The program encourages FAA-certificated pilots from any state to visit airports, attend FAA safety seminars, and explore aviation museums in North Dakota. The mission of the program is to promote safety and education, giving pilots a chance to practice approaches and landings in different environments while supporting North Dakota general aviation airports, businesses, and tourism.
“The Fly North Dakota Airports Passport Program is an exciting way to encourage pilots to improve their flight skills while also providing an open invitation to discover and experience all that North Dakota aviation has to offer,” said Kyle Wanner, director of the North Dakota Aeronautics Commission.
Pilots can participate through the Pilot Passport feature in the AOPA app, request a book online, or pick up a passport book in person from the North Dakota Aeronautics Commission.
“North Dakota is excited to partner with AOPA to enable us with the ability [to] provide a new digital option for all participants within the Passport Program. This will enhance the experience for current and future participants while encouraging additional flight activity throughout the state,” said Wanner.
Adventures across North Dakota await pilots who participate.
Fly to Fargo to find aircraft, military memorabilia, and one of the Midwest’s largest aviation libraries at the Fargo Air Museum. Considered a “flying museum”—as many of the airplanes can still take flight—this unique destination is just 6 miles east of another stamp opportunity at West Fargo Municipal Airport.
Hoping to catch a glimpse of the Badlands from above? Travel between Beach Airport and Dickinson/Theodore Roosevelt Regional Airport for aerial views of Theodore Roosevelt National Park, and grab two stamps for the trip.
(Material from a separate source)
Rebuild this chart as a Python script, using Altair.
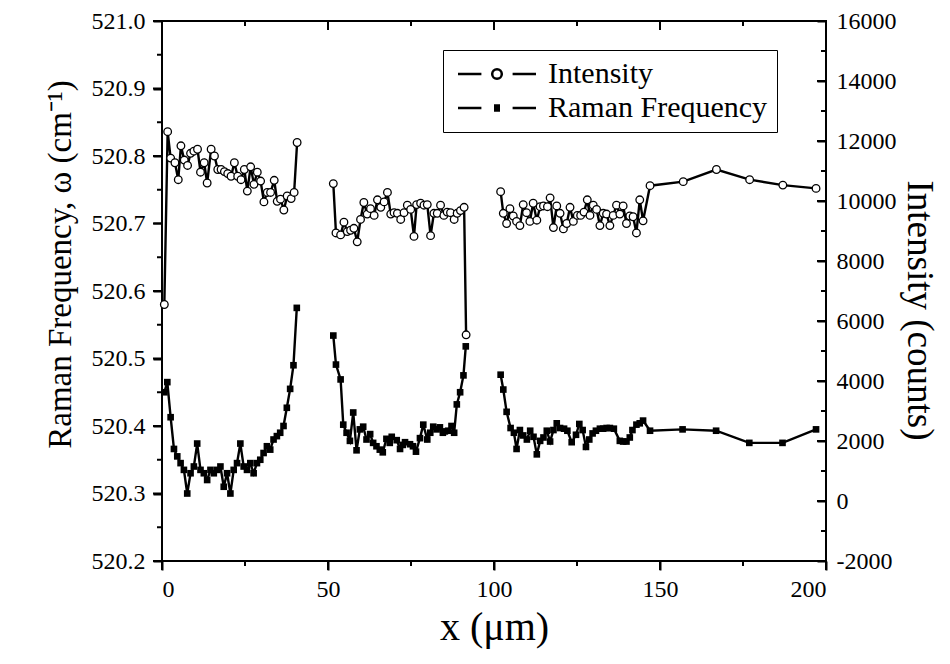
import altair as alt
import pandas as pd

FONT = "Liberation Serif"

# ---------------- data ----------------
SERIES = ["Intensity", "Raman Frequency"]

# Intensity (counts) - open circles, right axis
INT_X_1 = [0.7,1.7,2.6,3.9,4.9,5.7,6.7,7.7,8.6,9.6,10.7,11.6,12.7,13.6,14.8,15.8,16.8,17.8,18.8,19.8,20.8,
           21.8,22.8,23.8,24.8,25.7,26.7,27.7,28.7,29.7,30.7,31.7,32.7,33.8,34.7,35.7,36.7,37.7,38.9,39.8,40.7]
INT_C_1 = [6550,12310,11430,11275,10710,11840,11365,11185,11590,11660,11725,10960,11275,10600,11725,11500,11050,
           11050,10980,10915,10825,11275,10825,10710,11050,10330,11140,10555,10960,10665,9970,10285,10285,10690,
           9990,10060,9700,10170,10080,10285,11950]
INT_X_2 = [51.6,52.4,53.8,54.8,55.8,56.8,57.8,58.8,59.8,60.8,61.8,62.8,63.9,64.9,65.9,66.9,67.9,68.9,69.9,70.9,
           71.9,72.9,73.9,74.9,75.9,76.7,77.9,78.9,79.9,80.9,81.9,82.9,83.9,84.9,85.9,86.9,88.0,88.9,89.9,91.0,91.6]
INT_C_2 = [10580,8935,8870,9295,8980,9025,9090,8640,9385,9950,9565,9745,9520,10040,9790,9970,10285,9565,9610,9590,
           9385,9610,9860,9720,8820,9880,9925,9860,9880,8845,9590,9590,9860,9520,9630,9610,9385,9590,9680,9790,5540]
INT_X_3 = [102.0,102.8,103.8,104.8,105.8,106.8,107.8,108.8,109.8,110.8,111.8,112.9,113.9,114.9,116.1,116.9,117.9,
           118.9,119.9,120.9,121.9,122.9,123.9,125.1,126.1,127.1,128.1,128.9,129.9,130.9,131.9,132.9,133.9,134.9,
           135.9,136.9,137.9,138.9,139.9,140.9,141.9,142.9,143.9,144.9,147.0,157.0,167.0,177.0,187.0,197.0]
INT_C_3 = [10310,9590,9250,9745,9500,9320,9180,9880,9610,9320,9925,9360,9810,9835,9810,10105,9115,9835,9590,9070,
           9250,9790,9320,9520,9520,9630,10040,9520,9860,9720,9180,9590,9565,9180,9520,9860,9565,9835,9250,9500,
           9475,8935,10040,9340,10510,10645,11050,10710,10530,10420]

# Raman frequency (cm^-1) - filled squares, left axis
RAM_X_1 = [0.7] + [round(1.6 + i, 1) for i in range(40)]
RAM_W_1 = [520.45,520.465,520.413,520.366,520.355,520.345,520.335,520.30,520.33,520.34,520.374,520.335,520.33,
           520.32,520.335,520.33,520.335,520.34,520.31,520.33,520.30,520.335,520.345,520.374,520.34,520.335,
           520.345,520.33,520.345,520.35,520.36,520.37,520.365,520.38,520.385,520.39,520.40,520.427,520.455,
           520.49,520.575]
RAM_X_2 = [51.6,52.4,53.8,54.6,55.6,56.6,57.6,58.6,59.6,60.6,61.6,62.7,63.6,64.6,65.6,66.5,67.6,68.6,69.2,70.7,
           71.7,72.5,73.2,74.7,75.6,76.5,77.7,78.7,79.9,80.8,81.7,82.7,83.7,84.6,85.2,86.2,87.2,88.0,88.8,89.8,
           90.8,91.5]
RAM_W_2 = [520.534,520.491,520.469,520.402,520.39,520.378,520.42,520.364,520.395,520.399,520.38,520.388,520.375,
           520.37,520.365,520.361,520.381,520.375,520.384,520.379,520.366,520.372,520.376,520.373,520.37,520.362,
           520.382,520.402,520.38,520.39,520.399,520.395,520.398,520.39,520.392,520.393,520.40,520.39,520.432,
           520.45,520.475,520.518]
RAM_X_3 = [102.0,102.8,103.8,105.0,106.0,106.8,107.8,108.8,109.9,110.9,111.9,112.9,113.9,114.9,115.9,116.9,117.9,
           118.9,119.9,121.1,122.1,123.4,124.7,125.7,126.7,127.7,128.7,129.7,130.7,131.9,132.9,133.9,134.9,136.1,
           137.9,138.9,139.9,140.9,141.7,142.9,143.9,144.9,147.0,156.8,166.9,176.9,186.9,197.0]
RAM_W_3 = [520.476,520.454,520.421,520.397,520.39,520.366,520.394,520.386,520.38,520.393,520.384,520.358,520.378,
           520.383,520.393,520.377,520.394,520.404,520.397,520.396,520.393,520.376,520.387,520.403,520.394,520.369,
           520.38,520.389,520.393,520.396,520.396,520.397,520.397,520.396,520.378,520.377,520.377,520.383,520.394,
           520.402,520.404,520.408,520.393,520.395,520.393,520.375,520.375,520.395]

X_DOMAIN = [0, 200]
W_DOMAIN = [520.2, 521.0]
C_DOMAIN = [-2000, 16000]
X_MAJOR = [0, 50, 100, 150, 200]
X_MINOR = [25, 75, 125, 175]
W_MAJOR = [520.2, 520.3, 520.4, 520.5, 520.6, 520.7, 520.8, 520.9, 521.0]
W_MINOR = [520.25, 520.35, 520.45, 520.55, 520.65, 520.75, 520.85, 520.95]
C_MAJOR = [-2000, 0, 2000, 4000, 6000, 8000, 10000, 12000, 14000, 16000]
C_MINOR = [-1000, 1000, 3000, 5000, 7000, 9000, 11000, 13000, 15000]

W_PX, H_PX = 664, 540          # plot area size
MAJ, MIN, TW = 9, 5, 2         # tick lengths and width (px)


def build(xs_list, ys_list, name):
    rows = []
    k = 0
    for seg, (xs, ys) in enumerate(zip(xs_list, ys_list)):
        for xv, yv in zip(xs, ys):
            rows.append({"x": xv, "y": yv, "seg": seg, "idx": k, "series": name})
            k += 1
    return pd.DataFrame(rows)


int_df = build([INT_X_1, INT_X_2, INT_X_3], [INT_C_1, INT_C_2, INT_C_3], "Intensity")
ram_df = build([RAM_X_1, RAM_X_2, RAM_X_3], [RAM_W_1, RAM_W_2, RAM_W_3], "Raman Frequency")

xscale = alt.Scale(domain=X_DOMAIN, nice=False, zero=False)
wscale = alt.Scale(domain=W_DOMAIN, nice=False, zero=False)
cscale = alt.Scale(domain=C_DOMAIN, nice=False, zero=False)

common = dict(domain=False, grid=False, ticks=True, tickColor="#000000", tickWidth=TW, tickOpacity=1,
              labelFont=FONT, labelFontSize=24, labelColor="black",
              titleFont=FONT, titleFontSize=32, titleColor="black", titleFontWeight="normal")


def ax(**kw):
    d = dict(common)
    d.update(kw)
    return alt.Axis(**d)


# ----- frame tick marks as short line segments (tick value -> edge, length converted from px) -----
def edge_ticks(values, edge_value, length_px, axis_dir, ydomain):
    rows = []
    if axis_dir == "x":
        step = length_px / H_PX * (ydomain[1] - ydomain[0])
        for i, v in enumerate(values):
            rows += [{"x": v, "y": edge_value, "id": i, "k": 0},
                     {"x": v, "y": edge_value - step, "id": i, "k": 1}]
    else:
        step = length_px / W_PX * (X_DOMAIN[1] - X_DOMAIN[0])
        for i, v in enumerate(values):
            rows += [{"x": edge_value, "y": v, "id": i, "k": 0},
                     {"x": edge_value - step, "y": v, "id": i, "k": 1}]
    yscale = alt.Scale(domain=ydomain, nice=False, zero=False)
    return alt.Chart(pd.DataFrame(rows)).mark_line(color="black", strokeWidth=TW, strokeCap="butt").encode(
        x=alt.X("x:Q", scale=xscale, axis=None),
        y=alt.Y("y:Q", scale=yscale, axis=None),
        detail="id:N",
        order="k:Q",
    )


# ---------- left group (Raman frequency) ----------
ram_base = alt.Chart(ram_df)

ram_line = ram_base.mark_line(color="black", strokeWidth=2.4).encode(
    x=alt.X("x:Q", scale=xscale,
            axis=ax(orient="bottom", values=X_MAJOR, tickSize=MAJ, labelPadding=7,
                    title="x (μm)", titleFontSize=40, titlePadding=6)),
    y=alt.Y("y:Q", scale=wscale,
            axis=ax(orient="left", values=W_MAJOR, format=".1f", tickSize=MAJ, labelPadding=8,
                    title="Raman Frequency, ω (cm⁻¹)", titleFontSize=33, titlePadding=14, titleY=243)),
    detail="seg:N",
    order="idx:Q",
)

ram_pts = ram_base.mark_point(shape="square", filled=True, color="black", size=44, opacity=1).encode(
    x=alt.X("x:Q", scale=xscale, axis=None),
    y=alt.Y("y:Q", scale=wscale, axis=None),
)

tick_layers_left = [
    edge_ticks(X_MAJOR, W_DOMAIN[0], MAJ, "x", W_DOMAIN),   # bottom, outward
    edge_ticks(X_MINOR, W_DOMAIN[0], MIN, "x", W_DOMAIN),
    edge_ticks(X_MAJOR, W_DOMAIN[1], MAJ, "x", W_DOMAIN),   # top, inward
    edge_ticks(X_MINOR, W_DOMAIN[1], MIN, "x", W_DOMAIN),
    edge_ticks(W_MAJOR, X_DOMAIN[0], MAJ, "y", W_DOMAIN),   # left, outward
    edge_ticks(W_MINOR, X_DOMAIN[0], MIN, "y", W_DOMAIN),
]

# legend glyphs: dash - marker - dash (unit coordinates scaled by sqrt(symbolSize)/2 = 12 px)
P_INT = ("M-3.25,0L-1.3,0M1.3,0L3.25,0"
         "M-0.4,0A0.4,0.4,0,1,1,0.4,0A0.4,0.4,0,1,1,-0.4,0Z")
P_RAM = ("M-3.25,0L-1.3,0M1.3,0L3.25,0"
         "M-0.25,-0.2L0.25,-0.2M-0.25,-0.1L0.25,-0.1M-0.25,0L0.25,0"
         "M-0.25,0.1L0.25,0.1M-0.25,0.2L0.25,0.2")

leg = alt.Legend(title=None, orient="none", legendX=281, legendY=29,
                 strokeColor="black", fillColor="white", padding=9,
                 labelFont=FONT, labelFontSize=30, labelColor="black", labelOffset=36, labelLimit=600,
                 symbolSize=576, symbolOffset=30, symbolStrokeColor="black", symbolStrokeWidth=2.5,
                 symbolType="circle", rowPadding=4)

legend_layer = ram_base.mark_point(filled=False, color="black", strokeWidth=2.5, opacity=1).encode(
    x=alt.X("x:Q", scale=xscale, axis=None),
    y=alt.Y("y:Q", scale=wscale, axis=None),
    shape=alt.Shape("series:N", scale=alt.Scale(domain=SERIES, range=[P_INT, P_RAM]), legend=leg),
).transform_filter("false")

left = alt.layer(ram_line, ram_pts, *tick_layers_left, legend_layer).resolve_axis(
    x="independent", y="independent")

# ---------- right group (Intensity) ----------
int_base = alt.Chart(int_df)
int_line = int_base.mark_line(color="black", strokeWidth=2.4).encode(
    x=alt.X("x:Q", scale=xscale, axis=None),
    y=alt.Y("y:Q", scale=cscale,
            axis=ax(orient="right", values=C_MAJOR, tickSize=MAJ, offset=-MAJ, labelPadding=10,
                    labelExpr="'' + datum.value",
                    title="Intensity (counts)", titleAngle=90, titleFontSize=37, titlePadding=3,
                    titleY=289)),
    detail="seg:N",
    order="idx:Q",
)
int_pts = int_base.mark_point(shape="circle", filled=True, fill="white", stroke="black",
                              strokeWidth=1.3, size=58, opacity=1).encode(
    x=alt.X("x:Q", scale=xscale, axis=None),
    y=alt.Y("y:Q", scale=cscale, axis=None),
)
right = alt.layer(
    int_line,
    edge_ticks(C_MAJOR, X_DOMAIN[1], MAJ, "y", C_DOMAIN),   # right, inward
    edge_ticks(C_MINOR, X_DOMAIN[1], MIN, "y", C_DOMAIN),
    int_pts,
).resolve_axis(x="independent", y="independent")

chart = alt.layer(left, right).resolve_scale(y="independent").resolve_axis(
    x="independent", y="independent"
).properties(
    width=W_PX, height=H_PX,
    autosize=alt.AutoSizeParams(type="none"),
    padding={"left": 154, "top": 13, "right": 116, "bottom": 95},
    background="white",
).configure_view(stroke="black", strokeWidth=2)

chart.save("out.html", embed_options={"renderer": "svg", "actions": False})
Dakota Territory Air Museum is the second air museum in North Dakota with a stamp opportunity. Located at Minot International Airport, this museum has hangars, galleries, and outdoor displays to explore.
Hatton is another a small community within 40 miles of airports like Grand Forks International Airport, Northwood Municipal Airport/Vince Field, Larimore Municipal Airport, and Mayville Municipal Airport. While you can't pick up a stamp, the opportunity to take hangar tour and get a history lesson at Hatton-Eielson Museum—the childhood home of Carl Ben Eielson, famous bush pilot and explorer who piloted the first airmail route in Alaska in 1924—is well worth the visit.
AOPA app version 2.6.5 or newer is required for participation in the program, and participants need to opt in to the North Dakota Program to be enrolled. Users can opt in using the AOPA app by going to “Account,” choosing “My Pilot Passport,” and selecting “See All Programs” at the bottom in the State Passport Programs section.